Dal 15 maggio al 3 luglio 2005 la GAMeC di Bergamo ospita la mostra collettiva No Manifesto a cura di Andrea Viliani, vincitore della seconda edizione del Premio Lorenzo Bonaldi per L’Arte – EnterPrize.

Il premio, unico nel suo genere, è nato dalla volontà di ricordare la passione per l’arte e per il collezionismo di Lorenzo Bonaldi ed è volto a sostenere la ricerca di un giovane curatore under 30 e il suo progetto di mostra inedita. Con questo riconoscimento si vuole sottolineare la centralità e il significato che la figura del curatore ha assunto nel panorama artistico internazionale, oltre a incoraggiare e sostenere il talento di un giovane curatore in un momento estremamente vitale all’interno del suo percorso professionale.

All’interno della pratica artistica attuale, posta tra un nuovo impulso modernista e il persistere di una ‘condizione’ postmoderna, No Manifesto esplora il ruolo primario che assumono i ‘gesti’ più semplici dell’artista al lavoro: dal suo prendere coscienza dello spazio/tempo specifici in cui agisce al dispiegarsi del suo sguardo, dall’atto della parola e dell’ascolto fino alla sospensione del giudizio, e della parola stessa, per aprirsi all’esperienza dell’immaginario. Definiti dal filosofo Giorgio Agamben quali mezzi senza fine, questi strumenti, quando non usati in vista di un fine a loro esterno, permettono di rilevare potenzialità e limiti del proprio linguaggio nell’atto del suo farsi e, in ultima analisi, di intendere la pratica artistica quale processo intimamente e necessariamente contraddittorio e mobile.

La mostra – che comprende una selezione di opere di Stefano Arienti, Massimo Grimaldi, Mike Nelson, Florian Pumhösl, Anri Sala e Richard Wright presentate per la prima volta in Italia o realizzate appositamente per No Manifesto – si presenta come un momento di confronto fra l’attività degli artisti e quella curatoriale, entrambe interpretate come “potenzialità” in atto e non come atti in sé conclusi. Il visitatore è sollecitato a divenire consapevole dello spazio e del tempo specifici della mostra e di come essi riflettano il nostro modo di fare e documentare le nostre decisioni ed esperienze, in un processo continuo di riflessione e trasformazione. La decisione di Richard Wright di smettere di dipingere sulla tela all’interno del suo studio per dipingere direttamente sulla superficie degli spazi espositivi (“ma non feci un manifesto. Un giorno, semplicemente, ho smesso di dipingere”) agisce in questo senso, fin dal titolo scelto per la mostra, da indicazione esemplare dell’esperienza che essa intende fornire.
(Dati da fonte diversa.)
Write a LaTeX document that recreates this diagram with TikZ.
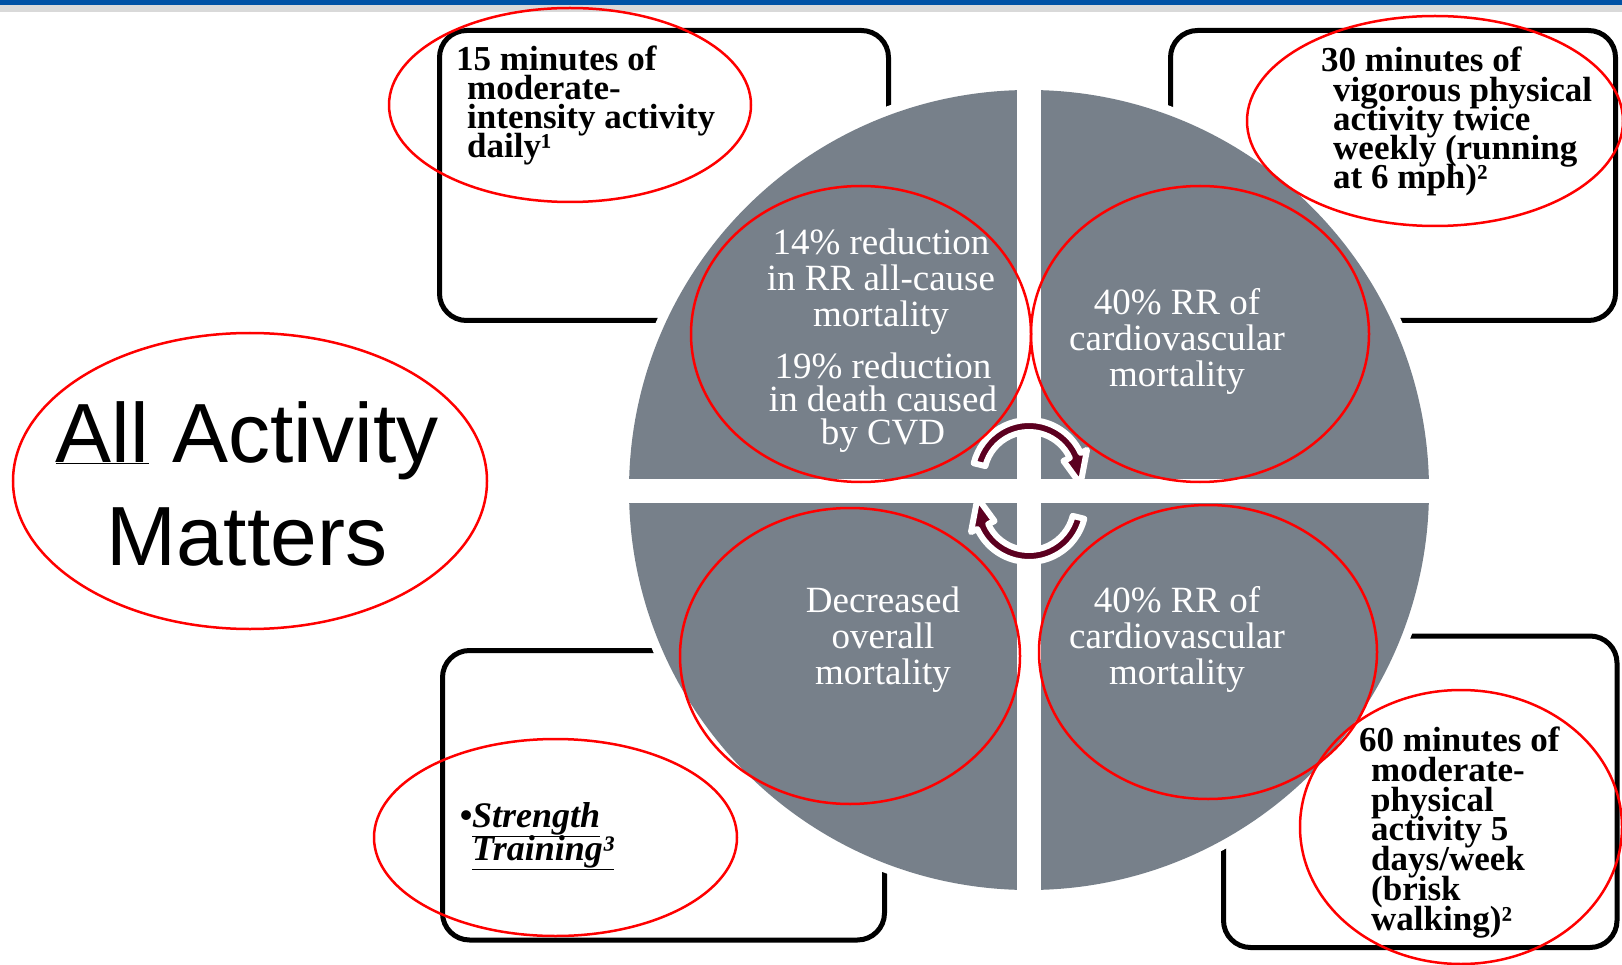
\documentclass[tikz,border=0pt]{standalone}
\usepackage{fontspec}
\setmainfont{Liberation Serif}
\newfontfamily\titlefont{Liberation Sans}
\definecolor{quadgray}{RGB}{119,128,138}
\definecolor{cyclemaroon}{RGB}{92,0,32}
\definecolor{barblue}{RGB}{0,82,165}
\definecolor{bargray}{RGB}{217,217,217}
\definecolor{ringred}{RGB}{255,0,0}
% fixed line pitch regardless of ascenders and descenders
\newcommand{\tightlines}{\lineskiplimit=-100pt\relax}
\begin{document}
\begin{tikzpicture}[x=1pt,y=-1pt,
  framebox/.style={draw=black, line width=5pt, rounded corners=27pt},
  boxtext/.style={align=left, inner sep=0pt, anchor=base west,
    font=\bfseries\fontsize{35}{29.3}\selectfont\tightlines},
  quadtext/.style={align=center, inner sep=0pt, anchor=base, text=white,
    font=\fontsize{37}{36}\selectfont\tightlines},
  ring/.style={draw=ringred, line width=2.5pt},
  cyclearrow/.style={fill=cyclemaroon, draw=white, line width=6pt, line join=round}]

% page and header bars
\useasboundingbox (0,0) rectangle (1622,965);
\fill[white] (0,0) rectangle (1622,965);
\fill[barblue] (0,0) rectangle (1622,5);
\fill[bargray] (0,5) rectangle (1622,12);

% outer frames
\draw[framebox] (439.5,30.5) rectangle (888.5,320.5);
\draw[framebox] (1170.5,30.5) rectangle (1615.5,320.5);
\draw[framebox] (442.5,650.5) rectangle (884.5,940);
\draw[framebox] (1223.5,636) rectangle (1617,947.5);

% central disc split into four quadrants
\fill[white] (1029,490) circle[radius=409];
\fill[quadgray] (1029,490) circle[radius=400];
\fill[white] (1017,80) rectangle (1041,900);
\fill[white] (615,479) rectangle (1445,503);

% frame texts (multi-line nodes are anchored at the last baseline)
\node[boxtext] (tltext) at (467,158)
  {\hspace*{-11pt}15 minutes of\\moderate-\\intensity activity\\daily¹};
\node[boxtext] (trtext) at (1333,189)
  {\hspace*{-12pt}30 minutes of\\vigorous physical\\activity twice\\weekly (running\\at 6 mph)²};
\node[boxtext, font=\bfseries\fontsize{35}{29.7}\selectfont\tightlines] (brtext) at (1371,930)
  {\hspace*{-12pt}60 minutes of\\moderate-\\physical\\activity 5\\days/week\\(brisk\\walking)²};
\node[boxtext, font=\bfseries\itshape\fontsize{36}{33}\selectfont\tightlines] (bltext) at (472,860)
  {\llap{\textbullet}\underline{Strength}\\\underline{Training³}};

% cycle arrows
\begin{scope}[shift={(1029,477)}]
  \filldraw[cyclearrow] (194:57) arc[start angle=194, end angle=335, radius=57]
    -- (335:64) -- (8:52) -- (335:38) -- (335:45)
    arc[start angle=335, end angle=194, radius=45] -- cycle;
\end{scope}
\begin{scope}[shift={(1029,505)}, rotate=180]
  \filldraw[cyclearrow] (194:57) arc[start angle=194, end angle=335, radius=57]
    -- (335:64) -- (8:52) -- (335:38) -- (335:45)
    arc[start angle=335, end angle=194, radius=45] -- cycle;
\end{scope}

% quadrant texts
\node[quadtext] (q1a) at (881,327) {14\% reduction\\in RR all-cause\\mortality};
\node[quadtext, font=\fontsize{37}{33}\selectfont\tightlines] (q1b) at (883,444)
  {19\% reduction\\in death caused\\by CVD};
\node[quadtext] (q2) at (1177,387) {40\% RR of\\cardiovascular\\mortality};
\node[quadtext] (q3) at (883,684) {Decreased\\overall\\mortality};
\node[quadtext] (q4) at (1177,684) {40\% RR of\\cardiovascular\\mortality};

% title
\node[font=\titlefont\fontsize{84}{103}\selectfont\tightlines, align=center, inner sep=0pt,
  anchor=base] (title) at (247,565) {\underline{All} Activity\\Matters};

% red rings
\draw[ring] (570,105) ellipse[x radius=181, y radius=97];
\draw[ring] (1435,121) ellipse[x radius=188, y radius=105];
\draw[ring] (250,481) ellipse[x radius=237, y radius=148];
\draw[ring] (861,334) ellipse[x radius=170, y radius=148];
\draw[ring] (1200,334) ellipse[x radius=169, y radius=148];
\draw[ring] (850,656) ellipse[x radius=170, y radius=148];
\draw[ring] (1208,652) ellipse[x radius=169, y radius=147];
\draw[ring] (555.5,837.5) ellipse[x radius=181.5, y radius=98.5];
\draw[ring] (1461,827) ellipse[x radius=161, y radius=137];
\end{tikzpicture}
\end{document}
Nell’alternare e fondere tra loro la dimensione ‘artificiale’ della mostra e le molteplici realtà che in essa possono essere evocate, le installazioni ambientali di Mike Nelson e le videoinstallazioni di Anri Sala ricreano, ad esempio, gli scenari del mondo esterno invitandoci a riflettere sul ruolo che vi esercita lo sguardo e sulla sottile distinzione fra realtà possibile e immaginario, mentre lavori come quelli di Florian Pumhösl e Massimo Grimaldi proiettano nella dimensione sociale dell’arte e nell’analisi delle dinamiche storiche e culturali la consapevolezza dell’impossibilità di una definizione univoca per ogni creazione umana. Anche nelle opere di Stefano Arienti i meccanismi indotti dalla società dei consumi divengono metafora di un processo intimo di ricreazione.

Gli artisti in mostra elaborano un’esperienza artistica moderna, nel senso che della modernità sembra riacquisire lo spirito “potenziale”, con una coscienza tuttavia frammentaria, temporanea, dubitativa, ma anche affabulatoria nell’organizzare con lucidità passioni, pensieri, dettagli o emozioni in possibili racconti. La mostra è un’esperienza rigorosa, impegnata nel confronto con la realtà oggettiva e possibile rivelata dai gesti più comuni. No Manifesto è il tentativo di esaltare l’umanità che sembra connaturata a questa esperienza.

La mostra è realizzata con il sostegno del Forum Austriaco di Cultura a Milano.